In Odenthal kann ein Bürgermeister nicht in der Anonymität untertauchen

Diese Intimität, die andere vielleicht als erdrückend empfinden würden, schätzt er. Anders als in der Großstadt kann ein Bürgermeister in Odenthal kaum in der Anonymität untertauchen, hier bleibt kein Gang zum Supermarkt unbemerkt, wird jeder Kneipenbesuch registriert und nicht selten für Gespräche, Bitten oder auch Kritik genutzt.

Vier Menschen stehen hinter der Theke einer Metzgerei.

Lennerts stammt von einem Hof in Eikamp. Landwirtschaftliche Produkte vertreibt auch sein Sohn mit Feinkost Lennerts direkt am Rathaus.

Der Bürgermeister findet das gut. Nur so bekomme man ein Gefühl für die Stimmungslage in der Bürgerschaft, meint Lennerts, der stolz darauf, dass das Rathaus sich als Dienstleistungsbehörde verstehe und der selbst auch nie versuchte, seine Wohnadresse oder Handynummer geheim zu halten. Wer menschenscheu sei, dürfe dieses Amt nicht anstreben, meint der Bürgermeister: „Wenn Du die Bühne nicht suchst, nicht gerne in der ersten Reihe stehst, dann ist das nichts. Das musst Du abkönnen und wollen.“

Einige Baustellen sind noch nicht abgearbeitet

Für einige Projekte reicht die Amtszeit des Bürgermeisters nun nicht mehr, um das Einweihungsband zu zerschneiden: Das Dhünntalstadion wartet noch auf die Tartanbahn, die St. Engelbertstraße ist Großbaustelle, von der Toilettenanlage Altenberg steht erst die Bodenplatte und das Schulzentrum mit der flutgeschädigten Grundschule wird ohnehin noch viele Jahre benötigen.

Eine Frau im Hosenanzug überreicht einem Mann im Anzug eine Urkunde. Dahinter der Altenberger Dom.

Finanzielle Unterstützung für die Aufwertung Altenbergs: Bauministerin Ina Scharrenbach kam 2020 mit einem Scheck.

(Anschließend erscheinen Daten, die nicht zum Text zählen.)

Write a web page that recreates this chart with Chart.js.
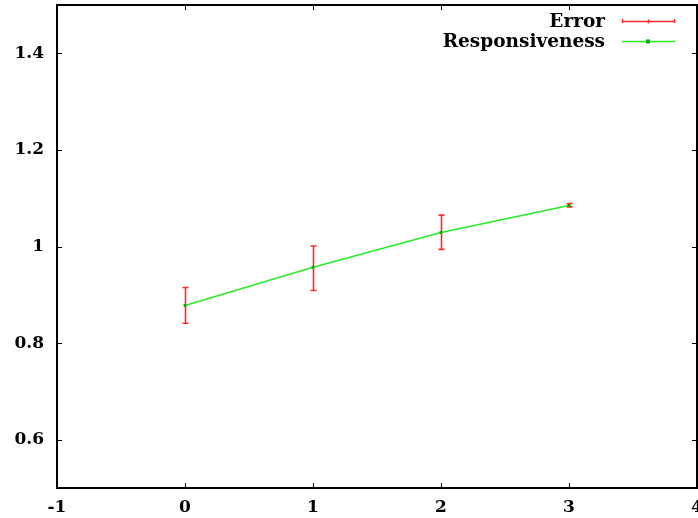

Beim „Prinzenblick“ hinunter auf Altenberg, der an diesem Morgen zum Bürgermeisterblick wird, sieht Lennerts aber auch einen seiner größten Erfolge mit internationaler Strahlkraft: die Auszeichnung des Ortes mit dem Europäischen Kulturerbe-Siegel, Ergebnis einer systematischen Aufwertung des ehemaligen Klostergeländes rund um den Altenberger Dom.

Vom Bürgermeister zur Prinzenwürde

In Kürze erwartet den Noch-Bürgermeister eine Standeserhöhung: Nun darf er sein, was er als Odenthaler Repräsentant nicht für angemessen hielt: Prinz im Eikamper Dreigestirn. In dieser Funktion wird er sich wohl schon im Februar den Schlüssel zum Rathaus von Amtsnachfolgerin Laura Lundberg zurückholen, wenn auch nur bis Aschermittwoch.

Und auch dann sei nicht alles vorbei, sagt der 51-Jährige lächelnd: Er werde als freier Dozent an einer privaten Schule in Köln tätig sein, an der auch angehende Verwaltungsfachangestellte ausgebildet würden. Zudem werde er sich im Eventmanagement selbstständig machen: „Feier-Mission“ - Auftrag und Firmenname zugleich.